By Stefanie Phillips, RSJ ’18

The Columbia Journalism Review published that journalism schools are still not doing enough to teach young journalists about cyber security. Credit: Pexels

This year, an article in the Columbia Journalism Review explored how basic cyber security intelligence has become “essential” for all journalists. But based on data collected by the Citizen Lab, most journalism schools are still not doing enough to prepare young journalists for online dangers that threaten to expose their sources and colleagues.

We sat down with RSJ data journalism professor and CBC senior developer of news interactives, William Wolfe-Wylie, to compile a list of 10 things every journalist needs to know about cyber security.

Wolfe-Wylie said cyber security is particularly important for journalists because they are public figures who tend to be “rocking the boat,” which often makes them targets for hackers.

“They’re targets of people who disagree with their coverage. They’re targets of people who are in positions of power. They’re targets of people who want a heads up on what tomorrow’s news is going to be. They’re targets of rivals,” he said. “But none of those things are particularly unique to journalists. … These same techniques apply to the vast majority of humanity. Journalists, as members of the vast majority of humanity, get to be concerned about it.”

Here are Wolf-Wylie’s ten tips: 

1. Practice threat measuring

The most important thing journalists can do is start thinking like hackers.  He encourages journalists to ask themselves, “What information would a hacker want to know?”  Threat-measuring also includes evaluating the risk of being hacked by: thinking about the information and sources you’re dealing with; asking who would want to access that information; and understanding how far they would go to get it. “Depending on what information they want, you have to decide if you’re okay with them getting it,” he said.

2. Understand what data sites are surveilling

Wolfe-Wylie said beyond the surface of information we see on public sites like Twitter, Instagram and Facebook is a library of metadata, background data that provides detailed descriptions about how you use those services. He said the main thing to remember when you feed data into these sites is that some of your data will be available publicly (depending on your privacy settings), making you subject to surveillance. In some cases, the security of those sites can be breached.
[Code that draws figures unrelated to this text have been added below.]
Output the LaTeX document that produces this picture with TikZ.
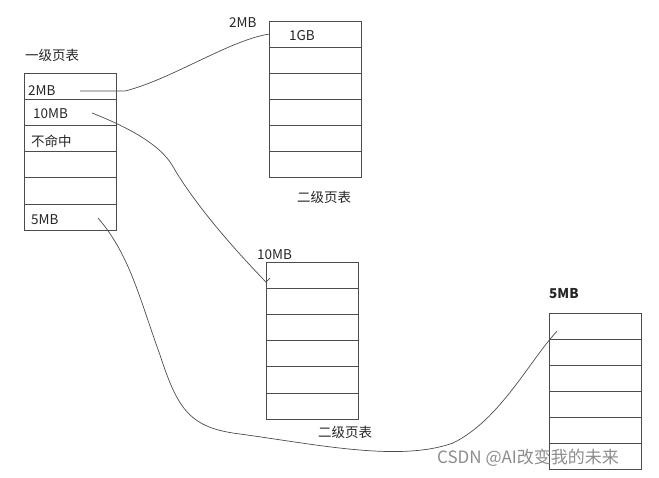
\documentclass[tikz,border=0pt]{standalone}
\usepackage{fontspec}
\setmainfont{Noto Sans CJK SC}
\usetikzlibrary{positioning}

\begin{document}
\begin{tikzpicture}[
  x=1pt, y=-1pt,
  cell/.style={draw=black!70, line width=0.8pt, minimum width=92pt, minimum height=26.2pt,
               inner sep=0pt, outer sep=0pt, anchor=north west},
  lbl/.style={anchor=west, inner sep=0pt, font=\fontsize{13.5}{15}\selectfont, text=black!85},
  link/.style={draw=black!70, line width=0.7pt}
]
  \useasboundingbox (0,0) rectangle (659,478);

  % first-level table and three second-level tables
  \foreach \i in {1,...,6} {
    \node[cell] (l\i) at (24,{73+26.2*(\i-1)}) {};
    \node[cell] (a\i) at (269,{21+26*(\i-1)}) {};
    \node[cell] (b\i) at (266,{262+26.2*(\i-1)}) {};
    \node[cell] (c\i) at (549,{313+26*(\i-1)}) {};
  }

  \node[lbl] (t1) at (25,55) {一级页表};
  \node[lbl] (e2) at (28,91) {2MB};
  \node[lbl] (e10) at (33,114) {10MB};
  \node[lbl] (miss) at (31,141) {不命中};
  \node[lbl] (e5) at (31,220) {5MB};

  \node[lbl] (ha) at (229,23) {2MB};
  \node[lbl] (g1) at (289,36) {1GB};
  \node[lbl] (ta) at (297,197) {二级页表};

  \node[lbl] (hb) at (257,255) {10MB};
  \node[lbl] (tb) at (318,432) {二级页表};

  \node[lbl, font=\fontsize{13.5}{15}\selectfont\bfseries] (hc) at (549,294) {5MB};

  \node[lbl, font=\fontsize{17}{19}\selectfont, text=black!45] (wm) at (437,458)
    {CSDN @AI改变我的未来};

  % hand-drawn links
  \coordinate (s2) at (80,91);
  \coordinate (s10) at (92,113);
  \coordinate (s5) at (98,218);
  \draw[link] (s2) -- (125,91) .. controls (170,80) and (230,40) .. (a1.west);
  \draw[link] (s10) .. controls (130,128) and (160,145) .. (172,165)
                    .. controls (195,205) and (235,250) .. ([yshift=-7pt]b1.west)
                    -- ++(4pt,4pt);
  \draw[link] (s5) .. controls (130,255) and (140,300) .. (160,355)
                   .. controls (178,410) and (190,428) .. (240,434)
                   .. controls (320,445) and (400,462) .. (453,443)
                   .. controls (500,420) and (530,360) .. ([shift={(8pt,8pt)}]c1.south west);
\end{tikzpicture}
\end{document}
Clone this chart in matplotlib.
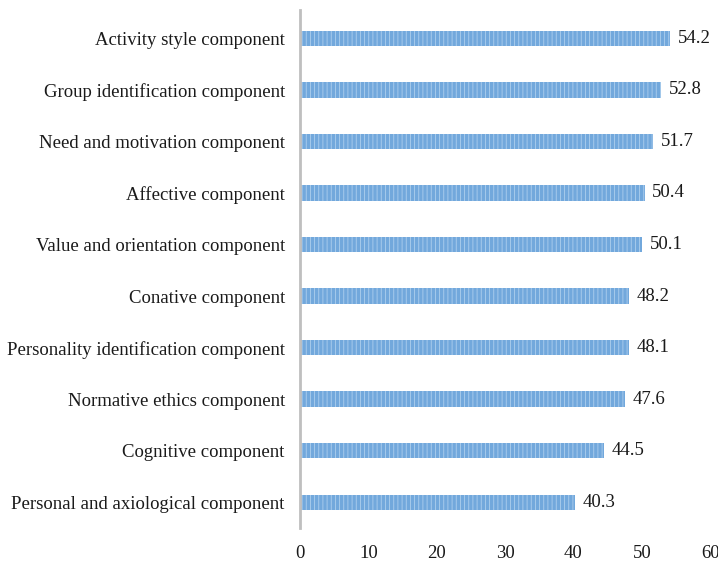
import matplotlib
matplotlib.use("Agg")
import matplotlib.pyplot as plt

categories = [
    "Personal and axiological component",
    "Cognitive component",
    "Normative ethics component",
    "Personality identification component",
    "Conative component",
    "Value and orientation component",
    "Affective component",
    "Need and motivation component",
    "Group identification component",
    "Activity style component",
]
values = [40.3, 44.5, 47.6, 48.1, 48.2, 50.1, 50.4, 51.7, 52.8, 54.2]
x_ticks = [0, 10, 20, 30, 40, 50, 60]

plt.rcParams["font.family"] = ["Liberation Serif", "DejaVu Serif"]
plt.rcParams["hatch.linewidth"] = 0.6

fig = plt.figure(figsize=(7.18, 5.68), dpi=100)
ax = fig.add_axes([0.418, 0.0704, 0.571, 0.912])

y = range(len(categories))
ax.barh(y, values, height=0.3, color="#72A8DC",
        edgecolor="#AECFEE", hatch="||||", linewidth=0)

for yi, v in zip(y, values):
    ax.text(v + 1.1, yi, f"{v:.1f}", va="center", ha="left", fontsize=13.5,
            color="#1a1a1a")

ax.set_xlim(0, 60)
ax.set_ylim(-0.5, 9.55)
ax.set_xticks(x_ticks)
ax.set_yticks(list(y))
ax.set_yticklabels(categories, fontsize=13.5, color="#1a1a1a")
ax.tick_params(axis="x", length=0, pad=12, labelsize=13.5, labelcolor="#1a1a1a")
ax.tick_params(axis="y", length=0, pad=11)

for side in ("top", "right", "bottom"):
    ax.spines[side].set_visible(False)
ax.spines["left"].set_color("#BFBFBF")
ax.spines["left"].set_linewidth(2)

fig.savefig("out.png", dpi=100)
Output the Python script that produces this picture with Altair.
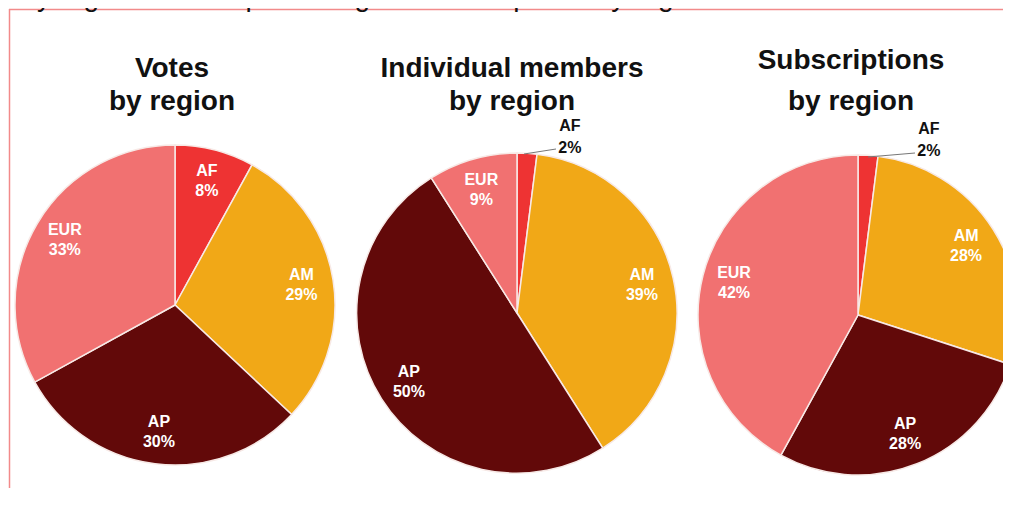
import altair as alt
import pandas as pd

# ---- data ----
regions = ["AF", "AM", "AP", "EUR"]
votes = [8, 29, 30, 33]
members = [2, 39, 50, 9]
subscriptions = [2, 28, 28, 42]
titles = ["Votes\nby region", "Individual members\nby region", "Subscriptions\nby region"]
caption = "e by region and the percentage of subscriptions by region."

series = [votes, members, subscriptions]

# ---- layout / style ----
W, H = 995, 480
R = 160
centers = [(167, 297), (509, 305), (850, 307)]
title_pos = [(164, 69, 33), (504, 69, 33), (843, 61, 41)]
outside_offsets = [(0, 0), (41, 3), (59, 4)]
leaders = [None, (516, 146, 548, 141), (860, 149, 907, 145)]
colors = ["#EE3333", "#F1A817", "#620909", "#F17171"]
FONT = "Liberation Sans"

color_scale = alt.Scale(domain=regions, range=colors)

layers = []
for i, vals in enumerate(series):
    cx, cy = centers[i]
    df = pd.DataFrame({"region": regions, "value": vals})
    df["ord"] = range(len(regions))
    df["inside"] = [f"{r}\n{v}%" if v >= 5 else "" for r, v in zip(regions, vals)]
    df["outside"] = [f"{r}\n{v}%" if v < 5 else "" for r, v in zip(regions, vals)]
    base = alt.Chart(df)
    theta = alt.Theta("value:Q", stack=True)
    order = alt.Order("ord:Q")
    arcs = base.mark_arc(outerRadius=R, stroke="#F7E9E6", strokeWidth=1.5).encode(
        theta=theta,
        color=alt.Color("region:N", scale=color_scale, legend=None),
        order=order,
        x=alt.value(cx), y=alt.value(cy),
    )
    inner = base.mark_text(radius=128, dy=-10, font=FONT, fontSize=16, fontWeight="bold",
                           color="white", lineBreak="\n", lineHeight=20,
                           align="center", baseline="middle").encode(
        theta=theta, text="inside:N", order=order, detail="region:N",
        x=alt.value(cx), y=alt.value(cy),
    )
    layers += [arcs, inner]
    if leaders[i] is not None:
        dx, dy = outside_offsets[i]
        outer = base.mark_text(radius=190, dx=dx, dy=dy, font=FONT, fontSize=16,
                               fontWeight="bold", color="#111111", lineBreak="\n",
                               lineHeight=22, align="center", baseline="middle").encode(
            theta=theta, text="outside:N", order=order, detail="region:N",
            x=alt.value(cx), y=alt.value(cy),
        )
        x1, y1, x2, y2 = leaders[i]
        lead = alt.Chart(pd.DataFrame({"k": [0]})).mark_rule(
            color="#777777", strokeWidth=1).encode(
            x=alt.value(x1), y=alt.value(y1), x2=alt.value(x2), y2=alt.value(y2))
        layers += [lead, outer]
    tx, ty, lh = title_pos[i]
    title = alt.Chart(pd.DataFrame({"t": [titles[i]]})).mark_text(
        font=FONT, fontSize=28, fontWeight="bold", color="#111111",
        lineBreak="\n", lineHeight=lh, align="center", baseline="alphabetic").encode(
        text="t:N", x=alt.value(tx), y=alt.value(ty))
    layers.append(title)

# frame border
dummy = pd.DataFrame({"k": [0]})
top_rule = alt.Chart(dummy).mark_rule(color="#F28A8A", strokeWidth=1.5).encode(
    x=alt.value(1), x2=alt.value(1003), y=alt.value(1.5), y2=alt.value(1.5))
left_rule = alt.Chart(dummy).mark_rule(color="#F28A8A", strokeWidth=1.5).encode(
    x=alt.value(1.5), x2=alt.value(1.5), y=alt.value(1), y2=alt.value(498))
cap = alt.Chart(pd.DataFrame({"t": [caption]})).mark_text(
    font=FONT, fontSize=28, color="#111111", align="left", baseline="alphabetic").encode(
    text="t:N", x=alt.value(-10), y=alt.value(-2))

chart = alt.layer(top_rule, left_rule, cap, *layers).properties(
    width=W, height=H, padding=0, autosize=alt.AutoSizeParams(type="none"),
    background="white",
).configure_view(stroke=None)

chart.save("out.html", embed_options={"renderer": "svg", "actions": False})
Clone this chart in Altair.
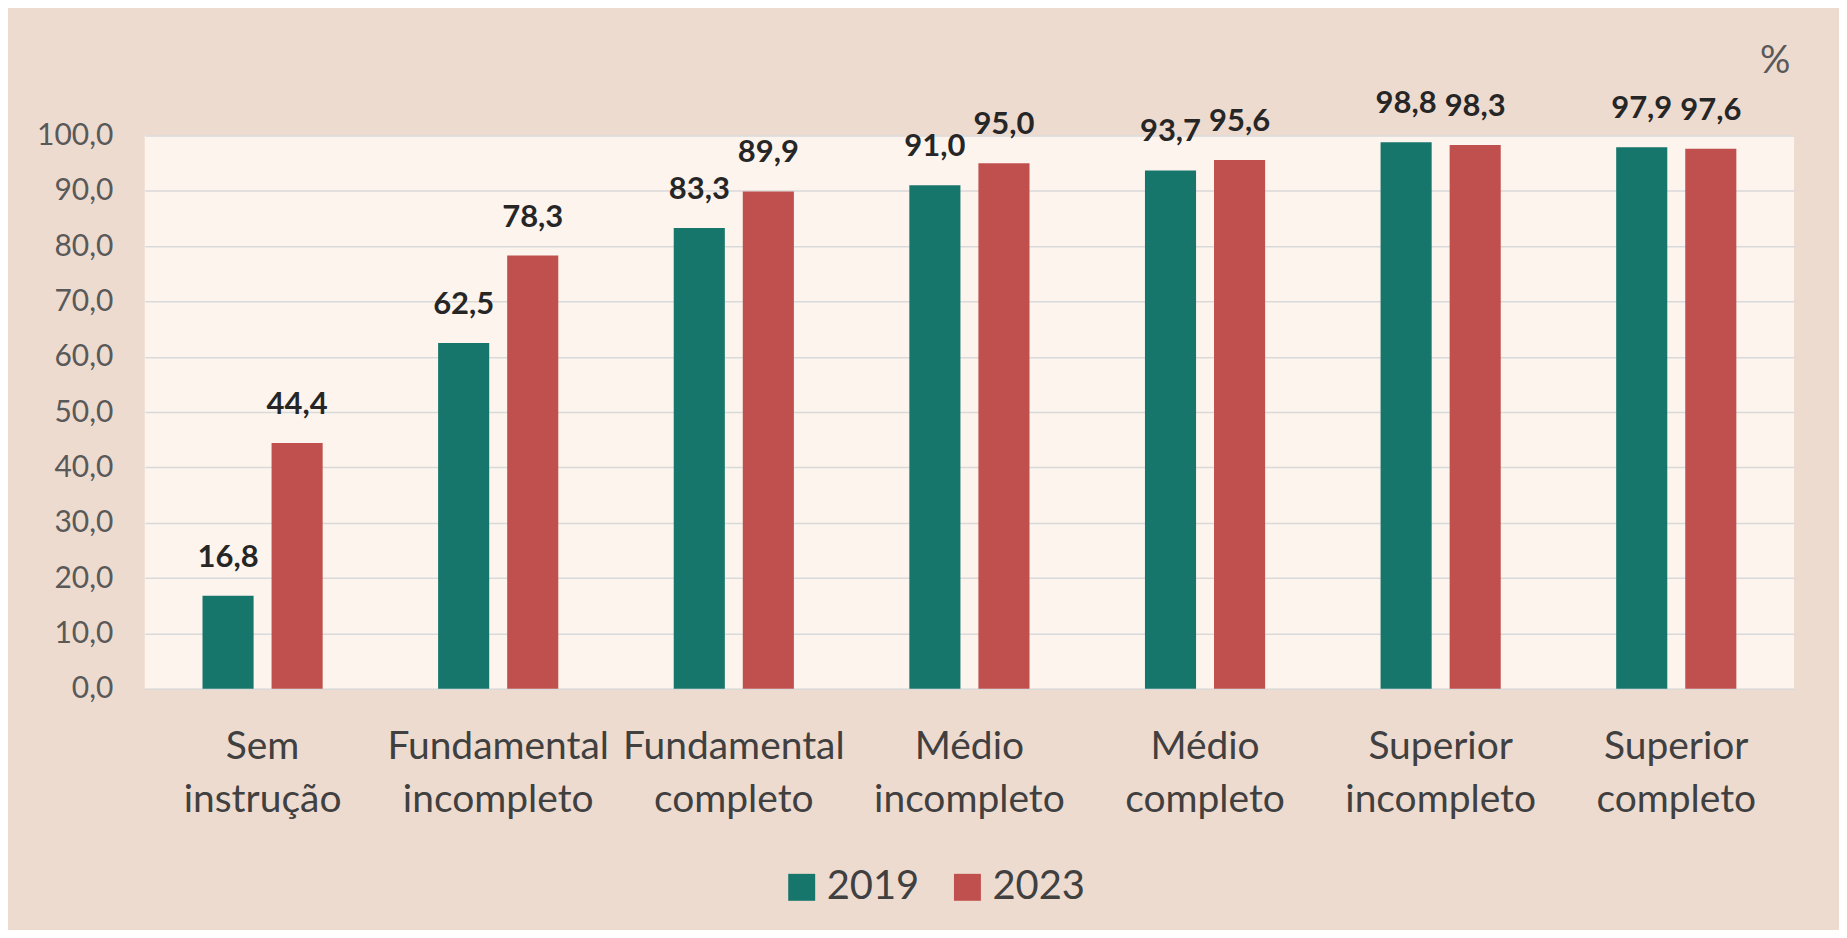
import altair as alt
import pandas as pd

categories = [
    "Sem instrução",
    "Fundamental incompleto",
    "Fundamental completo",
    "Médio incompleto",
    "Médio completo",
    "Superior incompleto",
    "Superior completo",
]
values_2019 = [16.8, 62.5, 83.3, 91.0, 93.7, 98.8, 97.9]
values_2023 = [44.4, 78.3, 89.9, 95.0, 95.6, 98.3, 97.6]
years = ["2019", "2023"]
y_ticks = [0, 10, 20, 30, 40, 50, 60, 70, 80, 90, 100]
unit_label = ["%"]

rows = []
for c, a, b in zip(categories, values_2019, values_2023):
    rows.append({"cat": c, "ano": years[0], "valor": a})
    rows.append({"cat": c, "ano": years[1], "valor": b})
df = pd.DataFrame(rows)

FONT = "Lato"
TEAL = "#17766B"
RED = "#C0504D"

x_enc = alt.X(
    "cat:N",
    sort=categories,
    title=None,
    scale=alt.Scale(paddingInner=0.49, paddingOuter=0.245),
    axis=alt.Axis(
        labelExpr="split(datum.label, ' ')",
        labelFont=FONT,
        labelFontSize=39,
        labelColor="#404040",
        labelLineHeight=53,
        labelPadding=39,
        labelAngle=0,
        labelOverlap=False,
        labelLimit=400,
        ticks=False,
        domain=False,
        grid=False,
    ),
)
xoff = alt.XOffset("ano:N", sort=years, scale=alt.Scale(paddingInner=0.26, paddingOuter=0))
y_enc = alt.Y(
    "valor:Q",
    title=None,
    scale=alt.Scale(domain=[0, 100], nice=False),
    axis=alt.Axis(
        values=y_ticks,
        labelExpr="replace(format(datum.value, '.1f'), '.', ',')",
        labelFont=FONT,
        labelFontSize=30,
        labelColor="#595959",
        labelPadding=32,
        ticks=False,
        domain=False,
        grid=True,
        gridColor="#D9D9D9",
        gridWidth=1.5,
    ),
)

base = alt.Chart(df)

bars = base.mark_bar().encode(
    x=x_enc,
    xOffset=xoff,
    y=y_enc,
    color=alt.Color(
        "ano:N",
        sort=years,
        scale=alt.Scale(domain=years, range=[TEAL, RED]),
        legend=alt.Legend(
            title=None,
            orient="none",
            direction="horizontal",
            legendX=638,
            legendY=733,
            symbolType="square",
            symbolSize=729,
            symbolStrokeWidth=0,
            labelFont=FONT,
            labelFontSize=40,
            labelColor="#404040",
            labelOffset=5,
            columnPadding=28,
        ),
    ),
)

labels = base.transform_calculate(
    lbl="replace(format(datum.valor, '.1f'), '.', ',')"
).mark_text(
    font=FONT, fontSize=31, fontWeight="bold", color="#262626",
    baseline="alphabetic", dy=-29,
).encode(
    x=alt.X("cat:N", sort=categories),
    xOffset=alt.XOffset("ano:N", sort=years),
    y=alt.Y("valor:Q"),
    text="lbl:N",
)

unit = alt.Chart(pd.DataFrame({"u": unit_label})).mark_text(
    font=FONT, fontSize=38, color="#595959", align="center", baseline="alphabetic"
).encode(
    x=alt.value(1633),
    y=alt.value(-63),
    text="u:N",
)

chart = (
    alt.layer(bars, labels, unit)
    .properties(
        width=1652,
        height=554,
        background="#EEDBD0",
        padding={"left": 137, "top": 127, "right": 45, "bottom": 241},
        autosize=alt.AutoSizeParams(type="none"),
    )
    .configure_view(fill="#FDF4EE", stroke=None)
)

chart.save("out.html", embed_options={"renderer": "svg", "actions": False})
In fact, breaches happen quite frequently. Wolfe-Wylie said knowing that you might be being watched and understanding how it happens is good practice for everyone online. Some people will make the call that they are fine with being spied on … but others will want to take measures to protect themselves,” he said.

3. Protect your passwords

Password managers are a good way to protect your information from hackers. He recommends 1password and Lastpass.

4. Always use two-factor authentication

Using a password manager is only the starting point. Wolfe-Wylie recommends journalists use two-factor authentication for two reasons; to add another layer of protection and to be notified when someone else is logging into your account.

5. Turn on ad-blocker when possible

“I hate telling this to journalists,” he said, but it’s important because ads can be the first point of access for hackers.

6. Use a VPN when on public WiFi

Wolfe-Wylie said journalists are especially vulnerable when they’re on public WiFi. If you’re ever on public wifi … be on a VPN. It prevents people from snooping into what your browsing,” he said.

7. HTTPS everywhere

This browser extension is a free service that automatically makes websites more secure by using a secure HTTPS connection instead of just a HTTP one.  Put simply, this service prevents people from snooping on you while you’re browsing on public WiFis.

8. Turn off devices

When crossing international borders and you want to protect your information, or if you have an inkling that you might be the target of a police raid, turning off your phone is the first line of defence against the authorities. “When I have my phone unlocked, it is wide open,” said Wolfe-Wylie. “You plug in your police device or your surveillance device and you can download everything on my phone. But if I turn off my device, then the whole device is encrypted and you can’t get anything off of it. It’s a brick as far as they’re concerned.”

9. Use a passcode or password, instead of finger or face verification

Wolfe-Wylie said the second line of defence against authorities is turning off finger and face verification on your devices and using a passcode instead.  “With a passcode the [device] remains encrypted,” he said. “You can refuse to give a passcode and that is protected under the [Charter of Rights and Freedoms], you can refuse to divulge information. They can ask you for your passcode as much as they want but you don’t have to give that to them. Protecting your face from them and protecting your thumb from them are harder to do.”

10. Leave devices at home

If you think you can prevent your device from spying on you, think again, because it’s basically impossible.  So when you need to protect your source’s identity, Wolfe-Wylie explains it simply, “just leave [the devices] at home.”  He says to meet sources without tapping cards on transit systems, bringing phones in your pockets or wearing watches on your wrist. If it is digital, it can be tracked.  “Use an old-fashioned pen and paper to take notes (and) an old-fashioned tape machine, if absolutely necessary.”